Since Romney left the governor’s mansion, he has taken several notable positions on major spending issues. He was opposed to the Democrats’ stimulus program, but he qualified his opposition by strangely complimenting it. In his book No Apology, he wrote, “The ‘all-Democrat’ stimulus that was passed in early 2009 will accelerate the timing of the start of the recovery, but not as much as it could have had it included genuine tax- and job-generating incentives.”[emphasis added] Such a comment suggests that Romney, on some level, supports discredited Keynesian economics.
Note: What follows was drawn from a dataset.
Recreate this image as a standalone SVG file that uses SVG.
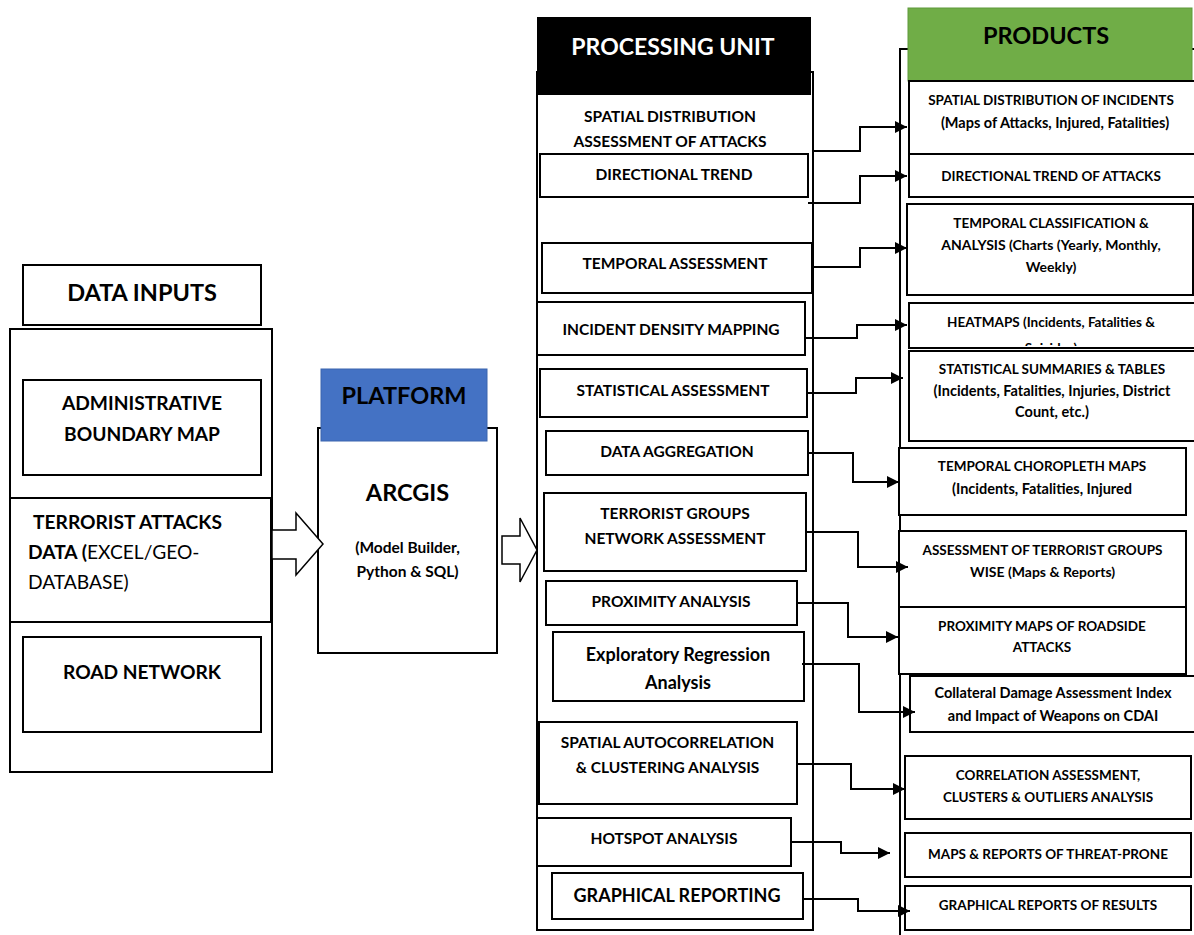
<svg xmlns="http://www.w3.org/2000/svg" width="1194" height="935" viewBox="0 0 1194 935">
<style>
.box{fill:#fff;stroke:#000;stroke-width:2}
.frame{fill:none;stroke:#000;stroke-width:2}
.fat{fill:#fff;stroke:#000;stroke-width:1.5;stroke-linejoin:miter}
.con{fill:none;stroke:#000;stroke-width:2;marker-end:url(#ah)}
text{font-family:Lato,"Liberation Sans",sans-serif;font-weight:bold;fill:#000;text-anchor:middle}
.h{font-size:23.5px}
.hw{font-size:23px;fill:#fff}
.l{font-size:19.2px}
.ls{font-size:19.2px;text-anchor:start}
.n{font-weight:normal}
.ps{font-size:15.5px}
.p{font-size:15.5px}
.pl{font-size:18px}
.r{font-size:13.5px}
.rm{font-size:14px}
.rl{font-size:14.5px}
</style>
<defs>
<marker id="ah" markerUnits="userSpaceOnUse" markerWidth="12" markerHeight="12" refX="12" refY="6" orient="auto">
<path d="M0,0 L12,6 L0,12 z" fill="#000"/>
</marker>
<clipPath id="heatclip"><rect x="909" y="303" width="285" height="43"/></clipPath>
</defs>
<rect width="1194" height="935" fill="#fff"/>

<!-- DATA INPUTS -->
<g id="data-inputs-title">
<rect class="box" x="23" y="265" width="238" height="60"/>
<text class="h" x="142" y="300.5">DATA INPUTS</text>
</g>
<g id="data-inputs-frame">
<rect class="box" x="10" y="329" width="262" height="443"/>
</g>
<g id="admin-boundary">
<rect class="box" x="23" y="380" width="238" height="95"/>
<text class="l" x="142" y="410">ADMINISTRATIVE</text>
<text class="l" x="142" y="441">BOUNDARY MAP</text>
</g>
<g id="terrorist-data">
<rect class="box" x="10" y="498" width="261" height="124"/>
<text class="ls" x="33" y="529">TERRORIST ATTACKS</text>
<text class="ls" x="28" y="559">DATA (<tspan class="n">EXCEL/GEO-</tspan></text>
<text class="ls n" x="28" y="589">DATABASE)</text>
</g>
<g id="road-network">
<rect class="box" x="23" y="637" width="238" height="95"/>
<text class="l" x="142" y="679">ROAD NETWORK</text>
</g>

<!-- PLATFORM -->
<g id="arcgis">
<rect class="box" x="318" y="428" width="179" height="225"/>
<text class="h" x="407.5" y="500.5">ARCGIS</text>
<text class="ps" x="407.5" y="552.5">(Model Builder,</text>
<text class="ps" x="407.5" y="576.5">Python &amp; SQL)</text>
</g>
<g id="platform-title">
<rect x="321" y="369" width="166" height="72" fill="#4472C4" stroke="#3A64AE" stroke-width="1"/>
<text class="h" x="404" y="403.5">PLATFORM</text>
</g>

<!-- PROCESSING UNIT -->
<g id="processing-frame">
<rect class="box" x="537" y="72" width="276" height="858"/>
</g>
<g id="processing-title">
<rect x="537" y="17" width="274" height="78" fill="#000"/>
<text class="hw" x="673" y="54.5">PROCESSING UNIT</text>
</g>
<g id="p-spatial">
<text class="p" x="670" y="121.6">SPATIAL DISTRIBUTION</text>
<text class="p" x="670" y="146.6">ASSESSMENT OF ATTACKS</text>
</g>
<g id="p-directional">
<rect class="box" x="540" y="154" width="268" height="43"/>
<text class="p" x="674" y="179.6">DIRECTIONAL TREND</text>
</g>
<g id="p-temporal">
<rect class="box" x="542" y="243" width="270" height="50"/>
<text class="p" x="675" y="268.6">TEMPORAL ASSESSMENT</text>
</g>
<g id="p-density">
<rect class="box" x="537" y="302" width="268" height="53"/>
<text class="p" x="671" y="334.6">INCIDENT DENSITY MAPPING</text>
</g>
<g id="p-statistical">
<rect class="box" x="540" y="369" width="267" height="48"/>
<text class="p" x="673" y="395.6">STATISTICAL ASSESSMENT</text>
</g>
<g id="p-aggregation">
<rect class="box" x="546" y="431" width="262" height="44"/>
<text class="p" x="677" y="456.6">DATA AGGREGATION</text>
</g>
<g id="p-groups">
<rect class="box" x="544" y="493" width="262" height="78"/>
<text class="p" x="675" y="518.6">TERRORIST GROUPS</text>
<text class="p" x="675" y="543.6">NETWORK ASSESSMENT</text>
</g>
<g id="p-proximity">
<rect class="box" x="546" y="581" width="251" height="44"/>
<text class="p" x="671" y="606.6">PROXIMITY ANALYSIS</text>
</g>
<g id="p-regression">
<rect class="box" x="553" y="632" width="251" height="69"/>
<text class="pl" x="678" y="660.5">Exploratory Regression</text>
<text class="pl" x="678" y="688.5">Analysis</text>
</g>
<g id="p-autocorrelation">
<rect class="box" x="539" y="722" width="258" height="82"/>
<text class="p" x="667.5" y="747.6">SPATIAL AUTOCORRELATION</text>
<text class="p" x="667.5" y="772.6">&amp; CLUSTERING ANALYSIS</text>
</g>
<g id="p-hotspot">
<rect class="box" x="537" y="818" width="254" height="48"/>
<text class="p" x="664" y="843.6">HOTSPOT ANALYSIS</text>
</g>
<g id="p-graphical">
<rect class="box" x="552" y="873" width="251" height="46"/>
<text class="pl" x="677" y="901.5">GRAPHICAL REPORTING</text>
</g>

<!-- PRODUCTS -->
<g id="products-frame">
<path class="frame" d="M1194,49 H900 V935"/>
</g>
<g id="products-title">
<rect x="908" y="8" width="284" height="73" fill="#70AD47" stroke="#5E9A3A" stroke-width="1"/>
<text class="h" x="1046" y="43.5">PRODUCTS</text>
</g>
<g id="r-spatial">
<rect class="box" x="909" y="81" width="287" height="73"/>
<text class="r" x="1051" y="104.9">SPATIAL DISTRIBUTION OF INCIDENTS</text>
<text class="rl" x="1055" y="127.9">(Maps of Attacks, Injured, Fatalities)</text>
</g>
<g id="r-directional">
<rect class="box" x="909" y="154" width="287" height="43"/>
<text class="r" x="1051" y="180.9">DIRECTIONAL TREND OF ATTACKS</text>
</g>
<g id="r-temporal">
<rect class="box" x="907" y="204" width="286" height="91"/>
<text class="r" x="1051" y="227.9">TEMPORAL CLASSIFICATION &amp;</text>
<text class="rm" x="1051" y="249.9">ANALYSIS (Charts (Yearly, Monthly,</text>
<text class="rm" x="1051" y="271.9">Weekly)</text>
</g>
<g id="r-heatmaps">
<rect class="box" x="909" y="303" width="287" height="45"/>
<text class="r" x="1051" y="326.9">HEATMAPS (Incidents, Fatalities &amp;</text>
<text class="r" x="1051" y="352.5" clip-path="url(#heatclip)">Suicides)</text>
</g>
<g id="r-statistical">
<rect class="box" x="909" y="351" width="287" height="90"/>
<text class="r" x="1052" y="373.9">STATISTICAL SUMMARIES &amp; TABLES</text>
<text class="rl" x="1052" y="395.9">(Incidents, Fatalities, Injuries, District</text>
<text class="rl" x="1052" y="416.9">Count, etc.)</text>
</g>
<g id="r-choropleth">
<rect class="box" x="899" y="448" width="287" height="67"/>
<text class="r" x="1042" y="470.9">TEMPORAL CHOROPLETH MAPS</text>
<text class="rl" x="1042" y="493.9">(Incidents, Fatalities, Injured</text>
</g>
<g id="r-groups">
<rect class="box" x="899" y="531" width="287" height="76"/>
<text class="r" x="1042.5" y="554.9">ASSESSMENT OF TERRORIST GROUPS</text>
<text class="rm" x="1042.5" y="576.9">WISE (Maps &amp; Reports)</text>
</g>
<g id="r-proximity">
<rect class="box" x="899" y="607" width="287" height="67"/>
<text class="r" x="1042" y="630.9">PROXIMITY MAPS OF ROADSIDE</text>
<text class="r" x="1042" y="651.9">ATTACKS</text>
</g>
<g id="r-collateral">
<rect class="box" x="910" y="676" width="286" height="56"/>
<text class="rl" x="1053" y="697.9">Collateral Damage Assessment Index</text>
<text class="rl" x="1053" y="720.9">and Impact of Weapons on CDAI</text>
</g>
<g id="r-correlation">
<rect class="box" x="905" y="756" width="286" height="63"/>
<text class="r" x="1048" y="779.9">CORRELATION ASSESSMENT,</text>
<text class="r" x="1048" y="801.9">CLUSTERS &amp; OUTLIERS ANALYSIS</text>
</g>
<g id="r-threat">
<rect class="box" x="905" y="833" width="286" height="44"/>
<text class="r" x="1048" y="858.9">MAPS &amp; REPORTS OF THREAT-PRONE</text>
</g>
<g id="r-graphical">
<rect class="box" x="905" y="886" width="286" height="44"/>
<text class="r" x="1048" y="909.9">GRAPHICAL REPORTS OF RESULTS</text>
</g>

<!-- CONNECTORS -->
<g id="connectors">
<polygon class="fat" points="272,530 296,530 296,513 323,544 296,575 296,559 272,559"/>
<polygon class="fat" points="502,536 520,536 520,518 537,550 520,582 520,564 502,564"/>
<polyline class="con" points="813,151 860,151 860,127 907,127"/>
<polyline class="con" points="808,203 860,203 860,176 907,176"/>
<polyline class="con" points="812,267 860,267 860,248 907,248"/>
<polyline class="con" points="805,338 857,338 857,325 907,325"/>
<polyline class="con" points="807,393 856,393 856,378 903,378"/>
<polyline class="con" points="808,453 853,453 853,482 899,482"/>
<polyline class="con" points="806,532 858,532 858,567 908,567"/>
<polyline class="con" points="797,603 848,603 848,637 898,637"/>
<polyline class="con" points="802,664 859,664 859,712 915,712"/>
<polyline class="con" points="797,764 851,764 851,789 905,789"/>
<polyline class="con" points="791,842 841,842 841,853 890,853"/>
<polyline class="con" points="803,899 858,899 858,911 910,911"/>
</g>
</svg>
A few months before the financial crisis hit in 2008, Romney was already advocating big government solutions. He supported lowering the down payment requirement for “nonprime” borrowers, allowing the Federal Housing Administration to help them acquire a house. He also supported raising the maximum loan amount eligible for FHA insurance so that more people can be served in high-priced areas.
Months later, Romney publicly supported the Wall Street bailout, saying, “I believe that it was necessary to prevent a cascade of bank collapses.” When the auto bailout was being considered, Romney stated his opposition in a New York Times op-ed with the headline, “Let Detroit Go Bankrupt.” But this is misleading because he wasn’t 100% opposed to government intervention. He wrote, “It is not wrong to ask for government help, but the automakers should come up with a win-win proposition.”
Romney recently reiterated his continued support for ethanol subsidies. And his 2008 campaign platform advocated a “dramatic” increase in “federal spending on research, development, and demonstration projects that hold promise for diversifying our energy supply and increasing our energy efficiency.” This included research on “fuel technology and materials science and automotive technology” along with “basic research in key technologies like improved energy storage.”
Bachmann owned a stake in her father-in-law’s farm that received more than $250,000 in federal agriculture subsidies between 1995 and 2008. She says that money all stayed with her in-laws. In Congress, she tried to secure more than $3.7 million in federal earmarks for her district—the kind of pet projects she has blamed for excessive spending. And she railed against Obama’s $800 billion–plus Recovery Act as wasteful, then signed a half-dozen letters seeking stimulus funds for local projects. Her requests in 2009 echoed the arguments Republicans lampooned Obama for using. A bridge project could create nearly 3,000 jobs a year, Bachmann wrote, while a highway project would “promote economic prosperity.”